Pierrot, 45 ans, est autiste et vit dans un foyer médicalisé. Déterminée à lui offrir une vie digne, sa sœur Camille le prend chez elle et se met en quête d’un endroit adapté à sa différence. Le chemin est long mais c’est la promesse d’une nouvelle vie, au sein de laquelle chacun trouvera sa place. Tel est le synopsis du long-métrage réalisé par la comédienne, autrice et réalisatrice Hélène Médigue. Cette dernière, dont le frère est autiste, s’est engagée pour cette cause en créant en 2019 l’association Les Maisons de Vincent, destinée à accueillir des adultes autistes. Une première maison ouvre à Mers-les-Bains en 2021. La même année, elle est nommée Chevalier de l’Ordre national du Mérite. Rencontre.
Contrairement à ce qu’on peut penser, il ne s’agit pas d’un film sur l’autisme…
Exactement. Je n’avais pas du tout envie de faire un film sur ce sujet. J’ai déjà traité ces thématiques lors de ma première réalisation, j’ai également publié un récit chez Flammarion il y a 15 ans, Entre deux vies, je suis fondatrice de l’association Les Maisons de Vincent… Je voulais passer à autre chose. La thématique du film, ce sont les aidants. Et ça va même au-delà: j’ai voulu réaliser un film qui parle du lien et de la différence. Le lien, c’est ce qui fait qu’on se rencontre, qu’on se côtoie, qu’on se connaît, et qu’on s’aide. C’est finalement ce qui nous anime tous. La question de la limite de ce lien est également posée: à quel moment est-on libre de sa filiation?
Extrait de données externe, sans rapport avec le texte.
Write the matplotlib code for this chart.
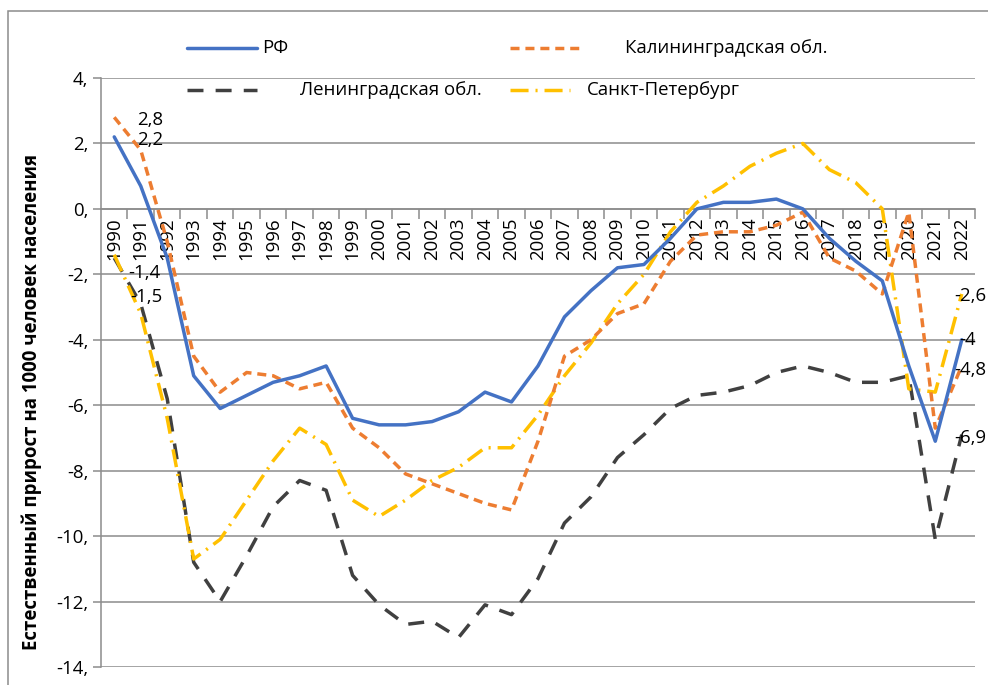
import matplotlib
matplotlib.use("Agg")
import matplotlib.pyplot as plt
from matplotlib.lines import Line2D
from matplotlib.patches import Rectangle
from matplotlib.ticker import FixedLocator, FuncFormatter

plt.rcParams['font.family'] = ['Open Sans', 'DejaVu Sans']

years = [str(y) for y in range(1990, 2023)]

rf = [2.2, 0.7, -1.5, -5.1, -6.1, -5.7, -5.3, -5.1, -4.8, -6.4, -6.6, -6.6, -6.5,
      -6.2, -5.6, -5.9, -4.8, -3.3, -2.5, -1.8, -1.7, -0.9, 0.0, 0.2, 0.2, 0.3,
      0.0, -0.9, -1.6, -2.2, -4.8, -7.1, -4.0]
kaliningrad = [2.8, 1.8, -1.0, -4.5, -5.6, -5.0, -5.1, -5.5, -5.3, -6.7, -7.3, -8.1,
               -8.4, -8.7, -9.0, -9.2, -7.1, -4.5, -4.0, -3.2, -2.9, -1.6, -0.8,
               -0.7, -0.7, -0.5, -0.1, -1.5, -1.9, -2.6, -0.1, -6.7, -4.8]
leningrad = [-1.5, -2.9, -5.8, -10.8, -12.0, -10.6, -9.1, -8.3, -8.6, -11.2, -12.1,
             -12.7, -12.6, -13.1, -12.1, -12.4, -11.3, -9.6, -8.8, -7.6, -6.9, -6.1,
             -5.7, -5.6, -5.4, -5.0, -4.8, -5.0, -5.3, -5.3, -5.1, -10.1, -6.9]
spb = [-1.4, -3.2, -6.4, -10.7, -10.1, -8.9, -7.7, -6.7, -7.2, -8.9, -9.4, -8.9,
       -8.3, -7.9, -7.3, -7.3, -6.3, -5.1, -4.1, -2.9, -2.0, -0.7, 0.2, 0.7, 1.3,
       1.7, 2.0, 1.2, 0.8, 0.0, -5.5, -5.6, -2.6]

series_names = ['РФ', 'Калининградская обл.', 'Ленинградская обл.', 'Санкт-Петербург']
ylabel = 'Естественный прирост на 1000 человек населения'
yticks = [4, 2, 0, -2, -4, -6, -8, -10, -12, -14]

W, H = 988, 685
fig = plt.figure(figsize=(W / 100, H / 100), dpi=100)
ax = fig.add_axes([101 / W, 1 - 667 / H, (975 - 101) / W, (667 - 78) / H])

x = list(range(len(years)))
FS = 13.4

LW = 2.5
styles = {
    'rf': dict(color='#4472C4', lw=LW, ls='-', solid_capstyle='round'),
    'kal': dict(color='#ED7D31', lw=LW, ls=(0, (2.6, 1.7)), dash_capstyle='butt'),
    'len': dict(color='#404040', lw=LW, ls=(0, (4.6, 3.5)), dash_capstyle='butt'),
    'spb': dict(color='#FFC000', lw=LW, ls=(0, (5.2, 2.0, 0.6, 2.0)), dash_capstyle='butt'),
}

ax.plot(x, rf, **styles['rf'], zorder=5)
ax.plot(x, kaliningrad, **styles['kal'], zorder=4)
ax.plot(x, leningrad, **styles['len'], zorder=3)
ax.plot(x, spb, **styles['spb'], zorder=3)

ax.set_xlim(-0.5, len(years) - 0.5)
ax.set_ylim(-14, 4)

grid_c = '#8C8C8C'
ax.set_yticks(yticks)
ax.yaxis.set_major_formatter(FuncFormatter(lambda v, p: f"{int(round(v))},"))
ax.yaxis.grid(True, color=grid_c, lw=1.1)
ax.set_axisbelow(True)
ax.tick_params(axis='y', length=6, width=1.1, color=grid_c, pad=3, labelsize=FS)

for s in ['top', 'right']:
    ax.spines[s].set_visible(False)
ax.spines['left'].set_color(grid_c)
ax.spines['left'].set_linewidth(1.1)
ax.spines['bottom'].set_position(('data', 0))
ax.spines['bottom'].set_color(grid_c)
ax.spines['bottom'].set_linewidth(1.1)

ax.set_xticks(x)
ax.set_xticklabels(years, rotation=90, fontsize=FS, va='top')
ax.xaxis.set_minor_locator(FixedLocator([i + 0.5 for i in x[:-1]] + [len(years) - 0.5]))
ax.tick_params(axis='x', which='major', length=0, pad=6)
ax.tick_params(axis='x', which='minor', length=7, width=1.1, color=grid_c)

ax.set_ylabel(ylabel, fontsize=FS, fontweight='bold')
ax.yaxis.set_label_coords(-0.067, 0.45)

# data labels
def lab(i, val, dx, dy):
    txt = f"{val:g}".replace('.', ',')
    ax.annotate(txt, xy=(i, val), xytext=(dx, dy), textcoords='offset pixels',
                ha='left', va='center', fontsize=FS, zorder=6)

lab(0, kaliningrad[0], 23, -3)
lab(0, rf[0], 23, -3)
lab(0, spb[0], 14, -18)
lab(0, leningrad[0], 16, -39)
n = len(years) - 1
lab(n, spb[n], -8, -2)
lab(n, rf[n], -3, 0)
lab(n, kaliningrad[n], -8, -4)
lab(n, leningrad[n], -8, -3)

# legend (manual layout)
def leg(x0, x1, y, style, text, tx):
    fig.add_artist(Line2D([x0 / W, x1 / W], [1 - y / H, 1 - y / H],
                          transform=fig.transFigure, **style))
    fig.text(tx / W, 1 - y / H, text, ha='left', va='center', fontsize=FS)

leg(187, 257, 48, styles['rf'], series_names[0], 262)
leg(510, 580, 48, styles['kal'], series_names[1], 625)
leg(187, 257, 90, styles['len'], series_names[2], 300)
leg(510, 570, 90, styles['spb'], series_names[3], 587)

# chart border
fig.add_artist(Rectangle((8 / W, -0.1), 1.2, 1 - 11 / H + 0.1, transform=fig.transFigure,
                         fill=False, edgecolor='#8C8C8C', lw=1.1))

fig.savefig('out.png', dpi=100)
Vous êtes-vous tout de même inspirée de votre vie personnelle?
Ce que le film montre, je l’ai effectivement vécu avec mon frère autiste. En revanche, le personnage de Pierrot n’a rien à voir avec la personnalité de mon frère Vincent. Mon frère m’a apporté sa vérité, et ça m’a façonnée dans ma manière d’aborder le monde, mais aussi d’appréhender mon métier. J’ai voulu créer un récit autour du lien à travers le retour à la vie d’un homme différent.
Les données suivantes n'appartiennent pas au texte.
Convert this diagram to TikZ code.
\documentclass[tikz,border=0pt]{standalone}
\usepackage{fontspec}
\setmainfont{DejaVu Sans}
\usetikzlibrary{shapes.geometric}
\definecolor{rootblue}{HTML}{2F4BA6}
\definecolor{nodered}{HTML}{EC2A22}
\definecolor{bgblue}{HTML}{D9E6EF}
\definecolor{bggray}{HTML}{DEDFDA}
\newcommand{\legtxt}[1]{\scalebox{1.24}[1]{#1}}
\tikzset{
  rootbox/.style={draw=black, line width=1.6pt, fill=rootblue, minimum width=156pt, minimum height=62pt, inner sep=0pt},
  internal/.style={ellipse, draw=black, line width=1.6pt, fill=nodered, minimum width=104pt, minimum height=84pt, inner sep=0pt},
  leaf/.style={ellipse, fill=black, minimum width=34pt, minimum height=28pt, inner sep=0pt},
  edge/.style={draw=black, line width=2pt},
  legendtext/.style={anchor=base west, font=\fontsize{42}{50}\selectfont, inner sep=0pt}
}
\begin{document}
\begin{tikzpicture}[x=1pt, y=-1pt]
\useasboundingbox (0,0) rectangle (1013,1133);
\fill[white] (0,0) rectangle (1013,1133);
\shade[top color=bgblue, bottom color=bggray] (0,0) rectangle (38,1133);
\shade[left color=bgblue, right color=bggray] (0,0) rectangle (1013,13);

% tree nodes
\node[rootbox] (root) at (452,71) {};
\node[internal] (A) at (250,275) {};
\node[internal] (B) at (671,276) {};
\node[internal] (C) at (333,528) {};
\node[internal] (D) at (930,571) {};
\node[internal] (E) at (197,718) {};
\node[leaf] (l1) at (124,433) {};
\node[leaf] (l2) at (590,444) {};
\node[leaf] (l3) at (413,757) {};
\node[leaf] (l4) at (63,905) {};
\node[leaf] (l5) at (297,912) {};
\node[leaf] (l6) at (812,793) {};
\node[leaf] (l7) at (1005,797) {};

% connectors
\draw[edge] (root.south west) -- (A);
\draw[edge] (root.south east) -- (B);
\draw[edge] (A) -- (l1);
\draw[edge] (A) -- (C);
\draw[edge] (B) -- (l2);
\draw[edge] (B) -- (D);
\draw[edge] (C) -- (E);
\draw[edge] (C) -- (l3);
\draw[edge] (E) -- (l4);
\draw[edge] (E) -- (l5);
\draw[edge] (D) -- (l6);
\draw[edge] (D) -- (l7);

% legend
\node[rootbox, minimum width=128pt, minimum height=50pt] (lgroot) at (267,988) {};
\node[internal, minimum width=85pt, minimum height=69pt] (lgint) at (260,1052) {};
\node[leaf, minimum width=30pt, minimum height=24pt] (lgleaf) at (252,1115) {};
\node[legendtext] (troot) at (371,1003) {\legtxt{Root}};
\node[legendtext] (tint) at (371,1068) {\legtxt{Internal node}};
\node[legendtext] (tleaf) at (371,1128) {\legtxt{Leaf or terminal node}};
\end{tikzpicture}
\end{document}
Comment avez-vous sélectionné les deux acteurs principaux?
À mes yeux, il n’y avait qu’un acteur en France qui pouvait interpréter le rôle de Pierrot: Grégory Gadebois. Il incarne à merveille la sensorialité, la temporalité, la part d’enfance: c’est tout ce que je voulais montrer. C’est un acteur organique. Avec Marie Gillain, qui interprète Camille, ils avaient déjà joué ensemble dans Les Choses simples. Marie m’a comblée, c’est une vraie actrice, et Dieu sait que je ne suis pas facile avec mes acteurs! Je leur ai demandé de traverser une succession d’états qui n’étaient pas simples, ça demandait de réellement s’abandonner.
La musique occupe une place importante dans ce long-métrage… Est-ce symbolique?
Le film est très musical, il intègre dès le départ du scénario "la chanson de Pierrot" qui ponctue le récit. J’ai fait le choix de Ce n’est rien de Julien Clerc qui symbolise l’impermanence. Tout passe… On traverse tous l’ombre et la lumière. Pour moi, cette chanson était comme une évidence, elle est thérapeutique pour Pierrot au moment où il subit l’envahissement de ses troubles. Je souhaitais également choisir une chanson qui rassemble, qui fait appel à notre mémoire collective.
Quel message avez-vous cherché à faire passer?
Je ne souhaitais pas réduire le film à l’autisme, à ma propre histoire ou au handicap. Mais plutôt traiter ce que conditionne l’expérience de la différence, en lien avec l’évolution de notre société: la charge mentale des aidants, la solidarité, la quête puissante d’inventer des solutions adaptées pour retrouver du sens et la place de chacun. J’ai voulu mettre en lumière le quotidien des aidants. Et comment traduire la difficulté de mes personnages à vivre dans leur époque. C’était mon objectif.
> D’Hélène Medigue. Avec Stéphane Cabel, Avec Marie Gillain, Grégory Gadebois, Patrick Mille... 1h39. Comédie dramatique. Notre avis: 4/5.